Pumpkin and orange. Not exactly a standard combination, but it just works so well. The orange punches up the flavor of the pumpkin. Paired with ginger, cinnamon, and cloves – these are heavenly.
Not only that, they’re (mildly) healthy. In my opinion, anything made with whole wheat flour should be considered health food. If you know me though, I am not one to use whole wheat flour in a recipe to amp ump with health benefits. If I’m going to eat it, it better darn well taste good. These hit the spot. My baby ate an entire muffin, and my husband may have had a few himself. Let’s just say that I may have eaten more than one!
Because these bake at a high temperature, they stay moist and fluffy. They also fill your house with that lovely pumpkin aroma.
pumpkin muffins with orange glaze
adapted from Pam Anderson
½ can (1 cup) pumpkin (not pumpkin pie filling)
¾ tsp ginger
½ tsp cinnamon
⅛ tsp cloves
½ cup dark brown sugar
¼ cup canola or vegetable oil
1 large egg
½ cup whole wheat flour
½ cup flour*
1 tsp baking powder
⅛ tsp baking soda
¼ tsp salt
for the glaze:
½ cup powdered sugar
zest of 1 orange
4 tsp orange juice
*You can use whole wheat flour in place of the white flour, or white flour in place of the whole wheat in this recipe.
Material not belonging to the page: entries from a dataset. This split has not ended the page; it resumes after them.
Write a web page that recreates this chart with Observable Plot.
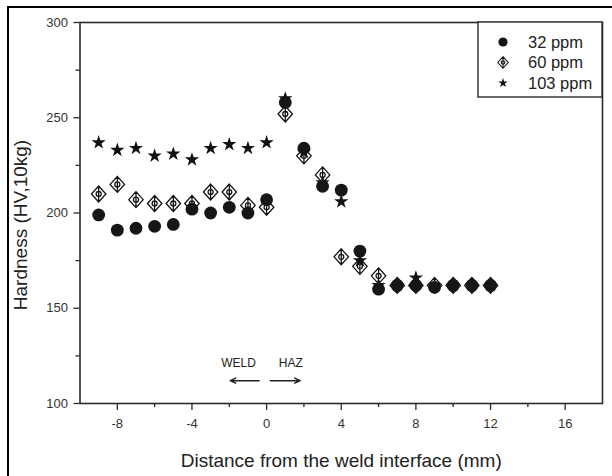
<!DOCTYPE html>
<html><head><meta charset="utf-8">
<script src="https://cdn.jsdelivr.net/npm/d3@7"></script>
<script src="https://cdn.jsdelivr.net/npm/@observablehq/plot@0.6"></script>
<style>
html,body{margin:0;padding:0;background:#fff;overflow:hidden;}
#wrap{position:relative;width:612px;height:476px;overflow:hidden;background:#fff;}
#border{position:absolute;left:7px;top:6px;width:700px;height:600px;border:2.5px solid #000;box-sizing:border-box;pointer-events:none;}
#chart{position:absolute;left:0;top:0;}
</style></head><body>
<div id="wrap"><div id="chart"></div><div id="border"></div></div>
<script>
// ---- data ----
const distance = [-9,-8,-7,-6,-5,-4,-3,-2,-1,0,1,2,3,4,5,6,7,8,9,10,11,12];
const ppm32  = [199,191,192,193,194,202,200,203,200,207,258,234,214,212,180,160,162,162,161,162,162,162];
const ppm60  = [210,215,207,205,205,205,211,211,204,203,252,230,220,177,172,167,162,162,162,162,162,162];
const ppm103 = [237,233,234,230,231,228,234,236,234,237,260,232,216,206,175,162,162,166,162,162,162,162];
const seriesNames = ["32 ppm","60 ppm","103 ppm"];

const xTicks = [-8,-4,0,4,8,12,16];
const xMinorTicks = [-6,-2,2,6,10,14];
const yTicks = [100,150,200,250,300];
const yMinorTicks = [125,175,225,275];

const xLabel = "Distance from the weld interface (mm)";
const yLabel = "Hardness (HV,10kg)";

const zoneLabels = ["WELD","HAZ"];
const zoneLabelX = [-1.5, 1.3];
const zoneLabelY = [121, 121];
const zoneArrowFrom = [-0.4, 0.2];
const zoneArrowTo = [-1.95, 1.8];
const zoneArrowY = [112, 112];

// ---- tables ----
const rows32 = distance.map((d,i)=>({x:d, y:ppm32[i]}));
const rows60 = distance.map((d,i)=>({x:d, y:ppm60[i]}));
const rows103 = distance.map((d,i)=>({x:d, y:ppm103[i]}));
const zoneText = zoneLabels.map((t,i)=>({t, x:zoneLabelX[i], y:zoneLabelY[i]}));
const zoneArrows = zoneLabels.map((t,i)=>({x1:zoneArrowFrom[i], x2:zoneArrowTo[i], y:zoneArrowY[i]}));

const diamondBar = {
  draw(ctx, size) {
    const r = Math.sqrt(size/Math.PI);
    const w = r*0.95, h = r*1.05;
    ctx.moveTo(0,-h); ctx.lineTo(w,0); ctx.lineTo(0,h); ctx.lineTo(-w,0); ctx.closePath();
    ctx.moveTo(0,-h); ctx.lineTo(0,h);
    const c = r*0.33;
    ctx.moveTo(c,0); ctx.arc(0,0,c,0,2*Math.PI);
  }
};

const W = 612, H = 476, mL = 79.5, mR = 10, mT = 22, mB = 73;
const ink = "#2a2a2a";
const plainFormat = d => String(d);

const chart = Plot.plot({
  width: W, height: H,
  marginLeft: mL, marginRight: mR, marginTop: mT, marginBottom: mB,
  x: {domain: [-10, 18]},
  y: {domain: [100, 300]},
  style: {fontFamily: "'Liberation Sans', Arial, sans-serif", background: "transparent", color: ink},
  marks: [
    Plot.axisX(xTicks, {tickSize: 7, tickPadding: 8, fontSize: 13, label: null, tickFormat: plainFormat, stroke: ink, strokeWidth: 1.3, fill: "#333"}),
    Plot.axisX(xMinorTicks, {tickSize: 4, tickFormat: () => "", label: null, stroke: ink, strokeWidth: 1.3}),
    Plot.axisY(yTicks, {tickSize: 6, tickPadding: 6, fontSize: 13, label: null, tickFormat: plainFormat, stroke: ink, strokeWidth: 1.3, fill: "#333"}),
    Plot.axisY(yMinorTicks, {tickSize: 4, tickFormat: () => "", label: null, stroke: ink, strokeWidth: 1.3}),
    Plot.frame({stroke: ink, strokeWidth: 1.6}),
    Plot.text([xLabel], {frameAnchor: "bottom", textAnchor: "middle", lineAnchor: "middle", dy: 57, fontSize: 19, fill: "#222"}),
    Plot.text([yLabel], {frameAnchor: "left", textAnchor: "middle", lineAnchor: "middle", rotate: -90, dx: -59, dy: 12, fontSize: 19, fill: "#222"}),
    Plot.text(zoneText, {x: "x", y: "y", text: "t", fontSize: 12, fill: "#222"}),
    Plot.arrow(zoneArrows, {x1: "x1", x2: "x2", y1: "y", y2: "y", stroke: "#222", strokeWidth: 1.5, headLength: 6, headAngle: 50}),
    Plot.dot(rows60, {x: "x", y: "y", symbol: diamondBar, r: 7.6, fill: "white", stroke: "#111", strokeWidth: 1.3}),
    Plot.dot(rows103, {x: "x", y: "y", symbol: "star", r: 4.5, fill: "#111", stroke: "none"}),
    Plot.dot(rows32, {x: "x", y: "y", r: 6.4, fill: "#161616", stroke: "none"})
  ]
});
document.getElementById("chart").appendChild(chart);

// ---- legend (inside plot, top-right) ----
const svg = d3.select(chart.tagName.toLowerCase() === "svg" ? chart : chart.querySelector("svg"));
const lw = 124, lh = 75;
const lx = W - mR - lw, ly = mT;
const lg = svg.append("g").attr("text-anchor", "start");
lg.append("rect").attr("x", lx).attr("y", ly).attr("width", lw).attr("height", lh)
  .attr("fill", "white").attr("stroke", ink).attr("stroke-width", 1.4);
const legendSymbols = [
  {sym: d3.symbolCircle, size: Math.PI*4.6*4.6, fill: "#161616", stroke: "none"},
  {sym: diamondBar, size: Math.PI*5.5*5.5, fill: "white", stroke: "#111"},
  {sym: d3.symbolStar, size: Math.PI*3*3, fill: "#111", stroke: "none"}
];
seriesNames.forEach((name, i) => {
  const cy = ly + 20 + i*20.5;
  const s = legendSymbols[i];
  lg.append("path").attr("d", d3.symbol(s.sym, s.size)())
    .attr("transform", `translate(${lx+25},${cy})`)
    .attr("fill", s.fill).attr("stroke", s.stroke).attr("stroke-width", 1.1);
  lg.append("text").attr("x", lx + 50).attr("y", cy).attr("dy", "0.35em")
    .attr("text-anchor", "start")
    .attr("font-size", 16.5).attr("fill", "#222").text(name);
});
</script>
</body></html>
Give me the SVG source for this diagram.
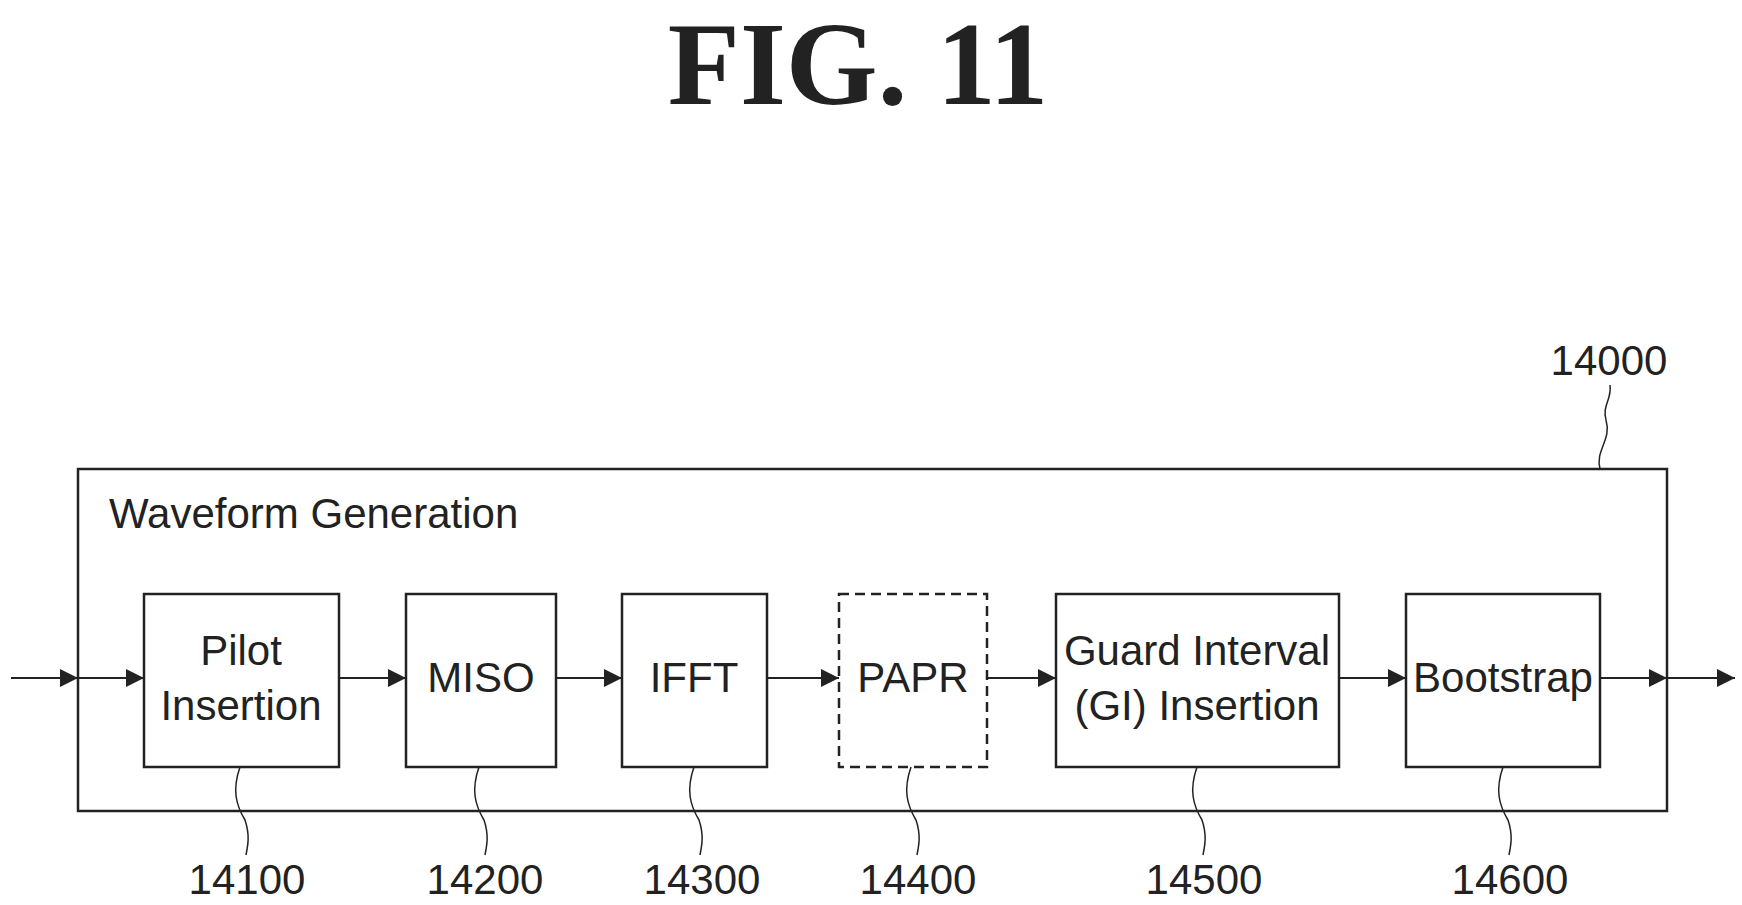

In a small saucepan, simmer the pumpkin and spices for a few minutes (2-3), stirring frequently. Turn off the heat. Whisk in the brown sugar. Transfer to a mixing bowl. Whisk in the egg and the oil. Stir in the flour, baking powder, soda, and salt.
Bake at 425°F for 12-15 minutes, just until cooked through, and a tester comes out clean.
Meanwhile, make the glaze. Mix the zest of 1 orange with freshly squeezed juice and powdered sugar. Whisk.
Drizzle over the muffins and enjoy. These will keep for a few days, but they’re not likely to last that long.